Objective: Scan the entries below and count the lines holding the string "this". Supply only the number.
────────────────────
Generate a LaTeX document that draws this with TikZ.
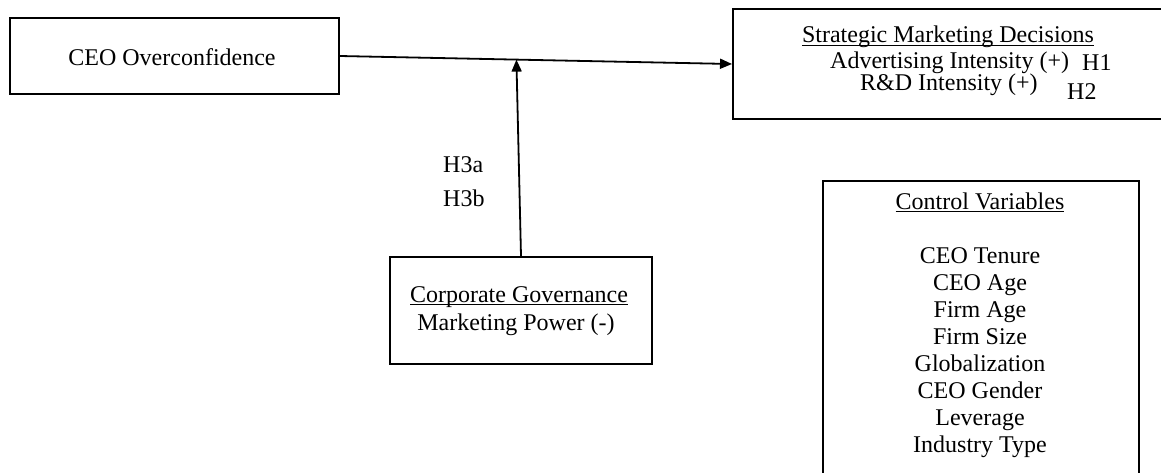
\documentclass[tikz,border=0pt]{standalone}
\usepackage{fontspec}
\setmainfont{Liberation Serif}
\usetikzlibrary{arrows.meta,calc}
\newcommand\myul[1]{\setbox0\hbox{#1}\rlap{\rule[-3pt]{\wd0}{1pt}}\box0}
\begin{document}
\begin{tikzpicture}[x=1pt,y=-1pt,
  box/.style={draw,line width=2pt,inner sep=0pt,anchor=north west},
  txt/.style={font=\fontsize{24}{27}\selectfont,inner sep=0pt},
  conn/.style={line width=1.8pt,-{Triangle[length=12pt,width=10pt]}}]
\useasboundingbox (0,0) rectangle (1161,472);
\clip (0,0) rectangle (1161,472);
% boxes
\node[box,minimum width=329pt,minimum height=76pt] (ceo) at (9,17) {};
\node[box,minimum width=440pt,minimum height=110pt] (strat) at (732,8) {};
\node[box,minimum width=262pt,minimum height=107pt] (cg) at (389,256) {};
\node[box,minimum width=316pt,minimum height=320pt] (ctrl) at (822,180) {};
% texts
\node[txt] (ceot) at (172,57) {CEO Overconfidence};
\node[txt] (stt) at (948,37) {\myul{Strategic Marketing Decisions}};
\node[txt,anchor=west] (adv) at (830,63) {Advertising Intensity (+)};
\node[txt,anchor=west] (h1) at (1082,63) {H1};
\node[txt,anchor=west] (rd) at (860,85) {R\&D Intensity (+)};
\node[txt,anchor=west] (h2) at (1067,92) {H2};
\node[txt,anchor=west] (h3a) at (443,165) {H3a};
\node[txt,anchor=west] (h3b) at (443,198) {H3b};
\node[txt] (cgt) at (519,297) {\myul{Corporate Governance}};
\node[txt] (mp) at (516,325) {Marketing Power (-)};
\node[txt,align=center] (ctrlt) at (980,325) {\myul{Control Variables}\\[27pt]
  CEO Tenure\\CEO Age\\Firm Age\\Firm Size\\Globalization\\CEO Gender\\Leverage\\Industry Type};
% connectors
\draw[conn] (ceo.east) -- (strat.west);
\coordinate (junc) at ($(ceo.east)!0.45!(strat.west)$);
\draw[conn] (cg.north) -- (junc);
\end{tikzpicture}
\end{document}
────────────────────
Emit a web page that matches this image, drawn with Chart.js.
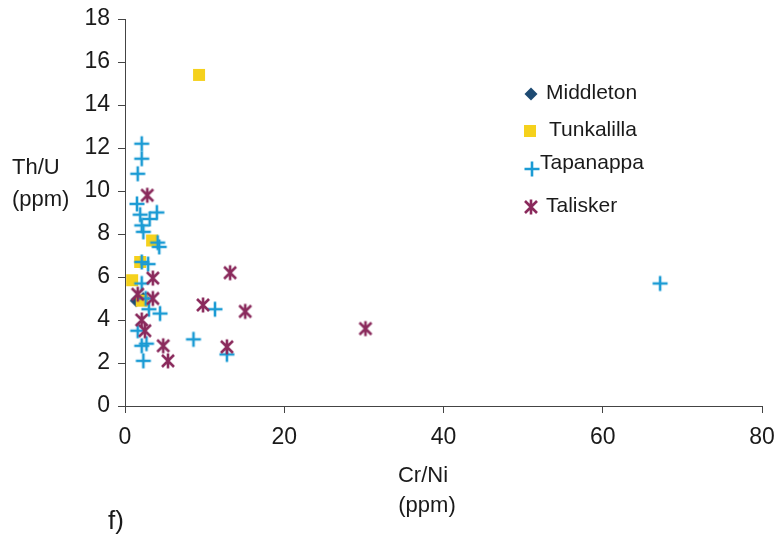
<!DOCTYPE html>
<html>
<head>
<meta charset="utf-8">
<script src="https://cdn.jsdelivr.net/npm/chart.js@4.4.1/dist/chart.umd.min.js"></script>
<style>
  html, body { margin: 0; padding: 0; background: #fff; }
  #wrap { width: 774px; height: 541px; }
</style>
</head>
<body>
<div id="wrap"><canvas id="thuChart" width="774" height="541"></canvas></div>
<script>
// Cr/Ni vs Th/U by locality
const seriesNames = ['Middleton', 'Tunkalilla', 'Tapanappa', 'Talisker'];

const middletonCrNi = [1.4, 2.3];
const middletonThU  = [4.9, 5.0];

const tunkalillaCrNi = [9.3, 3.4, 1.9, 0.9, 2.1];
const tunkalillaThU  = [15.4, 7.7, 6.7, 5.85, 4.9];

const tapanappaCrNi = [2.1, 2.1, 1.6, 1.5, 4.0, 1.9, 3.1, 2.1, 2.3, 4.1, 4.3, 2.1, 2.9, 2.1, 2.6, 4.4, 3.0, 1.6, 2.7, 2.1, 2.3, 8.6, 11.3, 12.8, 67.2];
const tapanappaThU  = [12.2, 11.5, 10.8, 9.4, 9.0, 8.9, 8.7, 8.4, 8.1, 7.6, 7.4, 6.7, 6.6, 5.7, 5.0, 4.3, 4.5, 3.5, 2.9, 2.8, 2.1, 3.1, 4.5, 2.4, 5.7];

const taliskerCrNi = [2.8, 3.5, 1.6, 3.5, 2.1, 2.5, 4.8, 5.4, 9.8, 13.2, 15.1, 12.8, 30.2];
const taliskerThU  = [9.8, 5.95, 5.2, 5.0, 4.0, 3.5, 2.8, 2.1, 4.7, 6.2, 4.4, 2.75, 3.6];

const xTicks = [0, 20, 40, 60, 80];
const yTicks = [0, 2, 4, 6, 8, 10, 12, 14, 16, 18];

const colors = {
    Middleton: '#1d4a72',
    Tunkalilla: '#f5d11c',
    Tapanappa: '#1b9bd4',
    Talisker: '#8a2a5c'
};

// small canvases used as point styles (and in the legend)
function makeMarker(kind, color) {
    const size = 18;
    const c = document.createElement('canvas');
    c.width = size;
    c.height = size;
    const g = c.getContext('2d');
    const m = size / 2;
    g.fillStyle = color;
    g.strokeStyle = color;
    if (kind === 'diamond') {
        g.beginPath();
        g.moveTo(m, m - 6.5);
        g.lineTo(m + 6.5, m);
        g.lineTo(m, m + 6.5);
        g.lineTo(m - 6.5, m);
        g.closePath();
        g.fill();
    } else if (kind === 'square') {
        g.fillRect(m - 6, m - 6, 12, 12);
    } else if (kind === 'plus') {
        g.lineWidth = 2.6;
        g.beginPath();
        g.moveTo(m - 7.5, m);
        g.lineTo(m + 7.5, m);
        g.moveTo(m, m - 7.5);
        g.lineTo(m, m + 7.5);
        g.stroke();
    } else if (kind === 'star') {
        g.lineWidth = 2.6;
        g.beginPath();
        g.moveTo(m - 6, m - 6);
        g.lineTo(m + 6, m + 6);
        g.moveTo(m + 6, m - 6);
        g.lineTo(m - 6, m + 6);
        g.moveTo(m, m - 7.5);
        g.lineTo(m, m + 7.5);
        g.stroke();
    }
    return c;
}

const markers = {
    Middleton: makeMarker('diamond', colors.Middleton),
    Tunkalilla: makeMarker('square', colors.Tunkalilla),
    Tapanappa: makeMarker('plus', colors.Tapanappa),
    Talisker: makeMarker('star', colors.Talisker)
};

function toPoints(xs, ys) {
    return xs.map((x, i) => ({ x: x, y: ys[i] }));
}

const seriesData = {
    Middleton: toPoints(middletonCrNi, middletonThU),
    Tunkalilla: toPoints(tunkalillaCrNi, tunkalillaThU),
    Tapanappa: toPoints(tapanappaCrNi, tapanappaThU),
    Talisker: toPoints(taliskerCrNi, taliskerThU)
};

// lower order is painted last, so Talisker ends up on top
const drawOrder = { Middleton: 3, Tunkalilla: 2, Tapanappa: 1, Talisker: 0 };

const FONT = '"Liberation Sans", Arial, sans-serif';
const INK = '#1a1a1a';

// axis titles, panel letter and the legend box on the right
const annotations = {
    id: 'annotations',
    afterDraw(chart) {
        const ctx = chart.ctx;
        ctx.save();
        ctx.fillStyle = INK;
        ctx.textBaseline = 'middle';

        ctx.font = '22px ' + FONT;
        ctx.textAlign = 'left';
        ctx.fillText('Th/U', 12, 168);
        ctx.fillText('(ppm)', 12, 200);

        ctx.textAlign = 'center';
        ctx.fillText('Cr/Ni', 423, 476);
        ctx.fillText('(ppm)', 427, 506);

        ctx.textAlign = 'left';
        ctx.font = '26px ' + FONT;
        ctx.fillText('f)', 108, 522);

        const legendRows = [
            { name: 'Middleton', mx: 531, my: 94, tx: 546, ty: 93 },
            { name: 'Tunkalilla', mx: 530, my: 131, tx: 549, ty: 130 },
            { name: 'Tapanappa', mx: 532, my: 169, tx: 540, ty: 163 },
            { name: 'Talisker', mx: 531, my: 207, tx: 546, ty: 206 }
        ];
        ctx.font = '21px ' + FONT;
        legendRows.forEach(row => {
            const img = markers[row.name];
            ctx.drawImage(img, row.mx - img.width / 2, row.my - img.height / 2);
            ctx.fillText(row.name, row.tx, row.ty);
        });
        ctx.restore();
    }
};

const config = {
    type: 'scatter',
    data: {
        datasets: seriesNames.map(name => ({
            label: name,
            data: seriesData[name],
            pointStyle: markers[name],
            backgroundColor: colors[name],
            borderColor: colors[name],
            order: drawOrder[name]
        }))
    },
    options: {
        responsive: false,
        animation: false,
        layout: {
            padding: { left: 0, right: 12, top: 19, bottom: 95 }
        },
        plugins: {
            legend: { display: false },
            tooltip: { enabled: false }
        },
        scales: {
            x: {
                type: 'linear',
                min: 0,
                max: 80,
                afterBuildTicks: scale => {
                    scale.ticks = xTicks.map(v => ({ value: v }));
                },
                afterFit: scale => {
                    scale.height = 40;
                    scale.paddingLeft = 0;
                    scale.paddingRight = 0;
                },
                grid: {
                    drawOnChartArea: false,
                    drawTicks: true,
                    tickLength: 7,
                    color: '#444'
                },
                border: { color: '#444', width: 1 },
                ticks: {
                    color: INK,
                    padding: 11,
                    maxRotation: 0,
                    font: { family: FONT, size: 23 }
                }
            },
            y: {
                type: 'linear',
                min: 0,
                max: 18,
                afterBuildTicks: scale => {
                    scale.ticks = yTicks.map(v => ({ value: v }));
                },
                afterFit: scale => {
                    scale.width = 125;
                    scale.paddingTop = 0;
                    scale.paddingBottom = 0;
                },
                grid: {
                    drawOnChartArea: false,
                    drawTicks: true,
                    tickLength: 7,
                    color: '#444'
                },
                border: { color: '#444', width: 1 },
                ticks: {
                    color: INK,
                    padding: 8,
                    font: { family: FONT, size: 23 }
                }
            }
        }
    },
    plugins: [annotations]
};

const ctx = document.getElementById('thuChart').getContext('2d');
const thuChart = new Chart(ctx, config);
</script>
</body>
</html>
────────────────────
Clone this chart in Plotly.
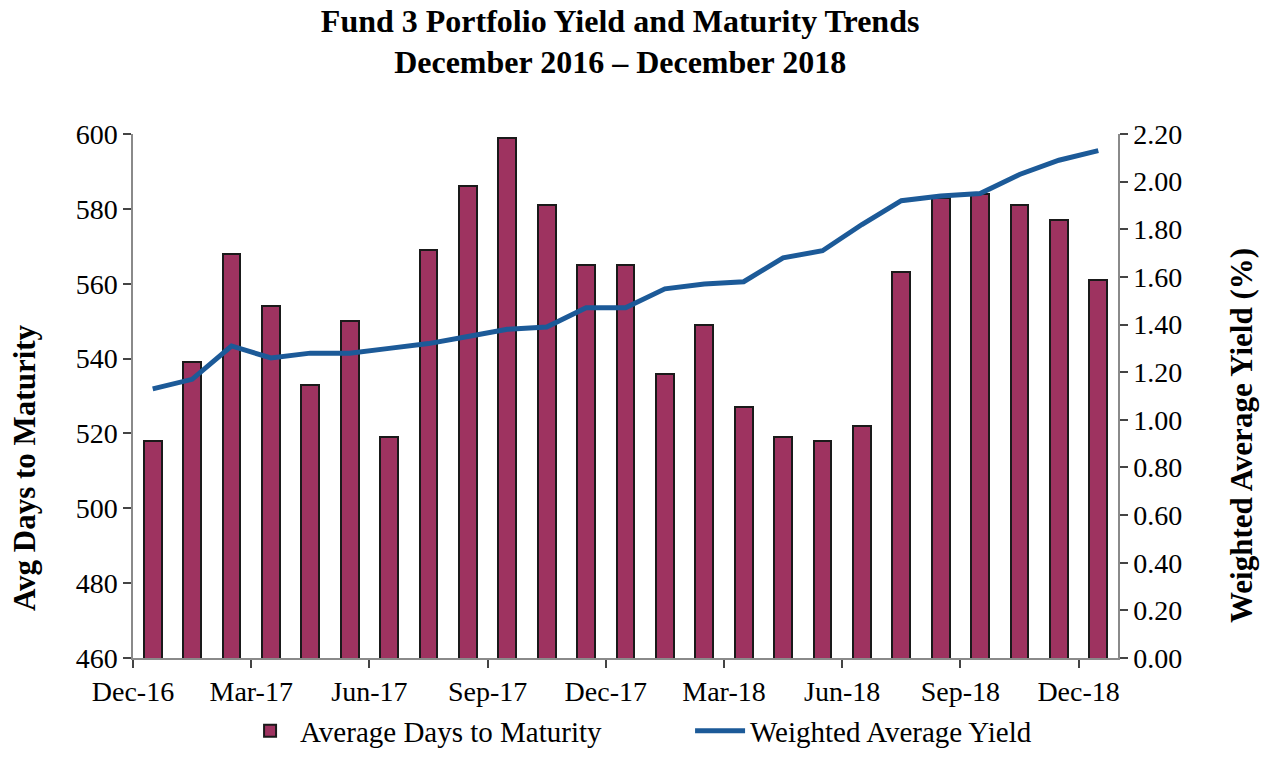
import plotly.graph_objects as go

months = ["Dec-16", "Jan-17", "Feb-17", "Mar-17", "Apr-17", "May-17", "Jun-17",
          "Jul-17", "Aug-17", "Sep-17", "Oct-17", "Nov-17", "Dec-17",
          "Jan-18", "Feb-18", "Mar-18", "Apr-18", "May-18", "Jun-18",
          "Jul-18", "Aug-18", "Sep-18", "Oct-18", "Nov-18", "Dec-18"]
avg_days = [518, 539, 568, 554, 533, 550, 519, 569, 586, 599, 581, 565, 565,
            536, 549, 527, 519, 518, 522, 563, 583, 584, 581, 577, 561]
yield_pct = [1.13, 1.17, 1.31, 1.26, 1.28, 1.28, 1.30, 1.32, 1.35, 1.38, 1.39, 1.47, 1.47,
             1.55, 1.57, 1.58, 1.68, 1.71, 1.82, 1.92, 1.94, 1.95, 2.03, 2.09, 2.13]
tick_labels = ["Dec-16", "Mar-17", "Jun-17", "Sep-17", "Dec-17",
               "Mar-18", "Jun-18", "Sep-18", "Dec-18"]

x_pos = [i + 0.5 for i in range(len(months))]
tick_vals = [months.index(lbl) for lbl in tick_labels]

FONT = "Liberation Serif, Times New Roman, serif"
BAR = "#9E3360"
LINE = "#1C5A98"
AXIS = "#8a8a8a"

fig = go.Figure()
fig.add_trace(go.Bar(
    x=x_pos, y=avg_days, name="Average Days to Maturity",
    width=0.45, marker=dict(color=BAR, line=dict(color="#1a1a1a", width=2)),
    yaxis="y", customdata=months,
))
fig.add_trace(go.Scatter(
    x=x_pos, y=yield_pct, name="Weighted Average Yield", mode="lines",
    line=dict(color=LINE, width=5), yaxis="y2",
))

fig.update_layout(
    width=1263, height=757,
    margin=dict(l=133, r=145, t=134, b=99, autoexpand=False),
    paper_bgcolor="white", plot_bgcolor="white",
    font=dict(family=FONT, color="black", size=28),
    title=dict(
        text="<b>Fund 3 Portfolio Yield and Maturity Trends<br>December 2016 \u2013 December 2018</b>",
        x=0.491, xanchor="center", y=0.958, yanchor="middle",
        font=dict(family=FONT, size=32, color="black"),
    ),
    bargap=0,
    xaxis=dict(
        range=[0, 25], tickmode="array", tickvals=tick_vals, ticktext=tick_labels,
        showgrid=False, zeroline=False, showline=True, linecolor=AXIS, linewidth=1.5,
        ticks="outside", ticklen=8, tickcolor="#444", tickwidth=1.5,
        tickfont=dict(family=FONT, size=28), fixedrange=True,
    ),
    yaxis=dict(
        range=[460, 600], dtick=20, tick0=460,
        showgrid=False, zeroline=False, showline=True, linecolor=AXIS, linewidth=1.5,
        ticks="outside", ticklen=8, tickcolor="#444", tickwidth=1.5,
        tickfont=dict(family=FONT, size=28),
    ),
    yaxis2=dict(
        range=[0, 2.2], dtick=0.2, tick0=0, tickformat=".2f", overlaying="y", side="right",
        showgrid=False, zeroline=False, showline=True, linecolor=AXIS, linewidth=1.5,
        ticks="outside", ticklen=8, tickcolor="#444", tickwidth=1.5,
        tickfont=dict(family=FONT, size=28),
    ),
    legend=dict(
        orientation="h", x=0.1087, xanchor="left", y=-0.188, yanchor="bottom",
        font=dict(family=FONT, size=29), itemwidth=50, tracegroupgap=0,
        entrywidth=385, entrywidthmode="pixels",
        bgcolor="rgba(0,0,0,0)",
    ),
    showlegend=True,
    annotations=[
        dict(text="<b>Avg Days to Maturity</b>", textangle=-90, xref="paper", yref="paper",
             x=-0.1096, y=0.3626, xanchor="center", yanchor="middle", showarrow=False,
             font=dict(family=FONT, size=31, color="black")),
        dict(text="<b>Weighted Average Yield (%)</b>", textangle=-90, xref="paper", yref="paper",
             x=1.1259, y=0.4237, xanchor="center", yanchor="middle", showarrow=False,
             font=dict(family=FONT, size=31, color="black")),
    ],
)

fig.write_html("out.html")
────────────────────
Exercise result: 3